I think there are enough words about all ready. American English is difficult enough to learn without inventing new meanings for old sounds. I completely disliked the word “sheople” (sometimes spelled “sheeple)” when I first encountered it. I thought it was silly and derogatory. After spending some time at a few social networking sites, I have come to realize that the word is useful. There does seems to be many people about these sites that do not leave clues that they are thinking for themselves. Another word I encountered that I do not appreciate is the word “Staycation.” It is used to express staying home for vacation. Vacation is based on vacating, leaving, so staycation seems a little odd to me. If you are leaving your work schedule to stay home and do nothing, it is still a vacation from work. I don’t want to play nice with the prompt, but decided I should, at least, explain myself.

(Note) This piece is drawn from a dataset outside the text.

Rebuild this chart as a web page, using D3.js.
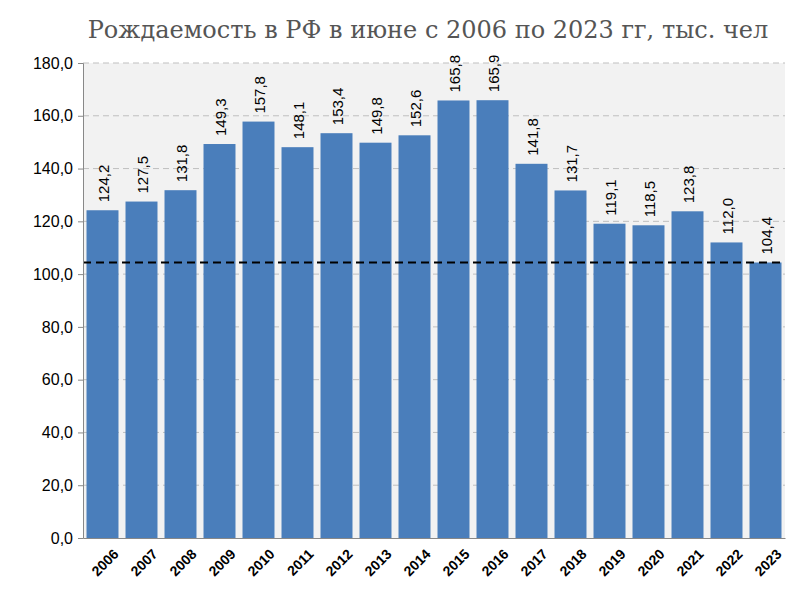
<!DOCTYPE html>
<html><head><meta charset="utf-8">
<script src="https://cdn.jsdelivr.net/npm/d3@7/dist/d3.min.js"></script>
<style>body{margin:0;background:#fff}</style></head>
<body><svg id="c" width="800" height="605"></svg>
<script>
const years=["2006","2007","2008","2009","2010","2011","2012","2013","2014","2015","2016","2017","2018","2019","2020","2021","2022","2023"];
const values=[124.2,127.5,131.8,149.3,157.8,148.1,153.4,149.8,152.6,165.8,165.9,141.8,131.7,119.1,118.5,123.8,112.0,104.4];
const yTicks=[0,20,40,60,80,100,120,140,160,180];
const refValue=104.4;
const title="Рождаемость в РФ в июне с 2006 по 2023 гг, тыс. чел";

const svg=d3.select("#c");
const m={l:83,r:15,t:63,b:67};
const W=800-m.l-m.r,H=605-m.t-m.b;
const fmt=v=>v.toFixed(1).replace(".",",");
const x=d3.scaleBand().domain(years).range([m.l,m.l+W]).paddingInner(0.18).paddingOuter(0.09);
const y=d3.scaleLinear().domain([0,180]).range([m.t+H,m.t]);

svg.append("rect").attr("x",m.l).attr("y",m.t).attr("width",W).attr("height",H).attr("fill","#f2f2f2");
svg.append("g").selectAll("line").data(yTicks.slice(1)).join("line")
 .attr("x1",m.l).attr("x2",m.l+W).attr("y1",d=>y(d)).attr("y2",d=>y(d))
 .attr("stroke","#bfbfbf").attr("stroke-dasharray","6,4");

svg.append("g").selectAll("rect").data(values).join("rect")
 .attr("x",(d,i)=>x(years[i])).attr("width",x.bandwidth())
 .attr("y",d=>y(d)).attr("height",d=>y(0)-y(d)).attr("fill","#4a7ebb");

svg.append("line").attr("x1",m.l).attr("x2",m.l+W).attr("y1",y(refValue)).attr("y2",y(refValue))
 .attr("stroke","#000").attr("stroke-width",2).attr("stroke-dasharray","8,5");

svg.append("g").selectAll("text").data(values).join("text")
 .attr("transform",(d,i)=>`translate(${x(years[i])+x.bandwidth()/2+6},${y(d)-8}) rotate(-90)`)
 .attr("font-family","Liberation Sans, Arial").attr("font-size",15).attr("fill","#000")
 .text(d=>fmt(d));

const ya=svg.append("g").attr("transform",`translate(${m.l},0)`)
 .call(d3.axisLeft(y).tickValues(yTicks).tickFormat(fmt).tickSize(5));
ya.select(".domain").attr("stroke","#888");
ya.selectAll("line").attr("stroke","#888");
ya.selectAll("text").attr("font-family","Liberation Sans, Arial").attr("font-size",16).attr("fill","#000").attr("dx","-2");

const xa=svg.append("g").attr("transform",`translate(0,${m.t+H})`)
 .call(d3.axisBottom(x).tickSize(0));
xa.select(".domain").attr("stroke","#888");
xa.selectAll("text").attr("font-family","Liberation Sans, Arial").attr("font-size",14).attr("font-weight","bold").attr("fill","#000")
 .attr("text-anchor","end").attr("transform","translate(8,8) rotate(-45)").attr("dy","0.7em");

svg.append("text").attr("x",428).attr("y",38).attr("text-anchor","middle")
 .attr("font-family","DejaVu Serif, Liberation Serif").attr("font-size",24).attr("fill","#555").text(title);
</script></body></html>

My grasp of the American English language is not good. In my world, grammar is a form of torture. I am inflicted too often with the form of torture called”: spellevasion. Spellevasion is a situation where the correct spelling of a word evades your every attempt to find it. I can’t even get the spelling close enough for my Spellchecker to form a guess. How bad is that? It’s very fusstrating (Fusstrating is the act of being fusstrated. Fusstrate is the result of being attacked by spellevasion. One gets so frustrated that they keep fussing over it rather than leave it go or choose a different word.) The other issue I have is called: defelusion. This is what happens when I am trying to decide which word better defines what I am trying to say: like affect and effect. I can spell these words, but I always fuss about which one is needed. Since I am in no position to make up words that I probably will spell wrong anyway, I will leave this challenge to those with a better understanding of the language.
I read a few entertaining posts, like DarkStartBurning’s post: Word-mangling like a boss. That was incredibly funny, had to share the link.